Chambers has often been praised for his heightened sense reality and ability to capture landscape in its true form and color. His works are distinguished by the realistic scenes and the sharp contrasts in color, like in Bay of New York, Sunset where the sharp contrast between the water, sky and boats can be seen. Chambers is able to capture the movement and every day activity of the New York skyline with accuracy and beauty.
About the Artist
Thomas Chambers – American, 1808 – 1866 or after
Thomas Chambers was born in London in 1808 and emigrated to the United States in 1832. A painter of both landscapes and marine scenes, Chambers did not confine his artistic subjects to views that he knew firsthand but made liberal use of both his imagination and popular engraved images.
Chambers is known to have looked not only to the Englishman William H. Bartlett’s views, executed for Nathaniel Parker Willis’ volume American Scenery (London, 1840), but also to Asher B. Durand’s and Jacques Gerard Milbert’s prints as the basis for several of his compositions. A number of Chambers’ depictions of naval battles during the War of 1812 are based upon engravings, at least two from prints after Thomas Birch.

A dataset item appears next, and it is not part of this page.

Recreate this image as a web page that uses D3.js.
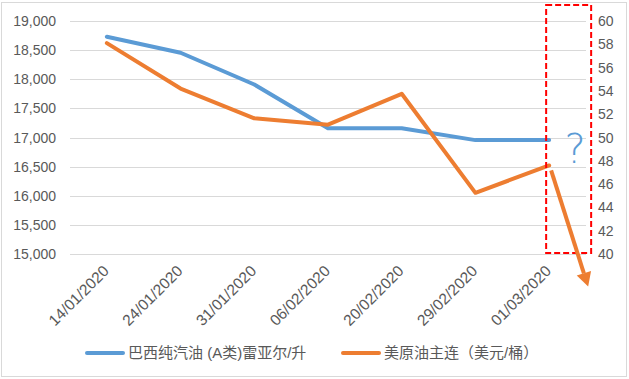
<!DOCTYPE html>
<html>
<head>
<meta charset="utf-8">
<script src="https://cdn.jsdelivr.net/npm/d3@7"></script>
<style>
  body { margin: 0; background: #fff; }
  text { font-family: "Liberation Sans", "Noto Sans CJK SC", sans-serif; fill: #595959; }
</style>
</head>
<body>
<div id="chart"></div>
<script>
// data
const dates = ["14/01/2020", "24/01/2020", "31/01/2020", "06/02/2020", "20/02/2020", "29/02/2020", "01/03/2020"];
const gasoline = [18730, 18455, 17910, 17160, 17160, 16955, 16955];   // 巴西纯汽油 (left axis)
const crude = [58.1, 54.2, 51.65, 51.1, 53.75, 45.25, 47.6];            // 美原油主连 (right axis)
const leftTicks = [15000, 15500, 16000, 16500, 17000, 17500, 18000, 18500, 19000];
const rightTicks = [40, 42, 44, 46, 48, 50, 52, 54, 56, 58, 60];
const seriesNames = ["巴西纯汽油 (A类)雷亚尔/升", "美原油主连（美元/桶）"];
const colors = ["#5b9bd5", "#ed7d31"];

const width = 629, height = 379,
    margin = {top: 21, bottom: 125, left: 70, right: 43};

const svg = d3.select("#chart")
    .append("svg")
    .attr("width", width)
    .attr("height", height);

// chart frame
svg.append("rect")
    .attr("x", 1.5).attr("y", 2.5)
    .attr("width", 625).attr("height", 374)
    .attr("fill", "#fff")
    .attr("stroke", "#d9d9d9");

const xScale = d3.scaleBand()
    .domain(dates)
    .range([margin.left, width - margin.right]);
const xc = d => xScale(d) + xScale.bandwidth() / 2;

const yLeft = d3.scaleLinear()
    .domain([15000, 19000])
    .range([height - margin.bottom, margin.top]);

const yRight = d3.scaleLinear()
    .domain([40, 60])
    .range([height - margin.bottom, margin.top]);

// gridlines
svg.selectAll(".grid")
    .data(leftTicks)
    .join("line")
    .attr("class", "grid")
    .attr("x1", margin.left)
    .attr("x2", width - margin.right)
    .attr("y1", d => Math.round(yLeft(d)) + 0.5)
    .attr("y2", d => Math.round(yLeft(d)) + 0.5)
    .attr("stroke", "#d9d9d9");

// left tick labels
svg.selectAll(".ltick")
    .data(leftTicks)
    .join("text")
    .attr("class", "ltick")
    .attr("x", margin.left - 14)
    .attr("y", d => yLeft(d))
    .attr("dy", "0.36em")
    .attr("text-anchor", "end")
    .style("font-size", "14px")
    .text(d => d3.format(",")(d));

// right tick labels
svg.selectAll(".rtick")
    .data(rightTicks)
    .join("text")
    .attr("class", "rtick")
    .attr("x", width - margin.right + 12)
    .attr("y", d => yRight(d))
    .attr("dy", "0.36em")
    .style("font-size", "14px")
    .text(d => d);

// x labels
svg.selectAll(".xlab")
    .data(dates)
    .join("text")
    .attr("class", "xlab")
    .attr("text-anchor", "end")
    .attr("transform", d => `translate(${xc(d) + 3},${height - margin.bottom + 18}) rotate(-45)`)
    .style("font-size", "15.5px")
    .text(d => d);

// lines
const lineL = d3.line().x((d, i) => xc(dates[i])).y(d => yLeft(d));
const lineR = d3.line().x((d, i) => xc(dates[i])).y(d => yRight(d));

svg.append("path")
    .attr("d", lineL(gasoline))
    .attr("fill", "none")
    .attr("stroke", colors[0])
    .attr("stroke-width", 4)
    .attr("stroke-linejoin", "round")
    .attr("stroke-linecap", "round");

svg.append("path")
    .attr("d", lineR(crude))
    .attr("fill", "none")
    .attr("stroke", colors[1])
    .attr("stroke-width", 4)
    .attr("stroke-linejoin", "round")
    .attr("stroke-linecap", "round");

// annotations
const last = dates[dates.length - 1];
svg.append("rect")
    .attr("x", xc(last) - 3)
    .attr("y", margin.top - 16)
    .attr("width", 45)
    .attr("height", height - margin.bottom - margin.top + 15)
    .attr("fill", "none")
    .attr("stroke", "#ff0000")
    .attr("stroke-width", 2)
    .attr("stroke-dasharray", "6,3");

svg.append("text")
    .attr("x", xc(last) + 26)
    .attr("y", yLeft(gasoline[gasoline.length - 1]) + 23)
    .attr("text-anchor", "middle")
    .style("font-size", "40px")
    .style("fill", colors[0])
    .style("font-family", "'DejaVu Sans', sans-serif")
    .style("font-weight", "200")
    .text("?");

const ax0 = xc(last) + 2, ay0 = yRight(crude[crude.length - 1]) + 5;
const ax1 = xc(last) + 39, ay1 = yRight(37.2);
const ang = Math.atan2(ay1 - ay0, ax1 - ax0);
const headLen = 14, headW = 7.5;
const bx = ax1 - headLen * Math.cos(ang), by = ay1 - headLen * Math.sin(ang);
svg.append("line")
    .attr("x1", ax0).attr("y1", ay0)
    .attr("x2", bx).attr("y2", by)
    .attr("stroke", colors[1])
    .attr("stroke-width", 4);
svg.append("path")
    .attr("d", d3.line()([
        [ax1, ay1],
        [bx + headW * Math.sin(ang), by - headW * Math.cos(ang)],
        [bx - headW * Math.sin(ang), by + headW * Math.cos(ang)]
    ]))
    .attr("fill", colors[1]);

// legend
const legendX = [87, 343];
const legend = svg.selectAll(".legend")
    .data(seriesNames)
    .join("g")
    .attr("class", "legend")
    .attr("transform", (d, i) => `translate(${legendX[i]},353)`);
legend.append("line")
    .attr("x1", 0).attr("x2", 36)
    .attr("stroke", (d, i) => colors[i])
    .attr("stroke-width", 4)
    .attr("stroke-linecap", "round");
legend.append("text")
    .attr("x", 41)
    .attr("dy", "0.36em")
    .style("font-size", "15px")
    .text(d => d);
</script>
</body>
</html>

For the years 1834 and 1840 he was listed as a landscape or marine painter in the New York City directory. From 1843 to 1851 he lived in Boston, then moved to Albany, where he remained until 1857. He was subsequently listed in city directories in New York, 1858-1859; Boston, 1860-1861, and New York again, 1862-1866. After this time there appears to be no record of him, and his death date is unknown.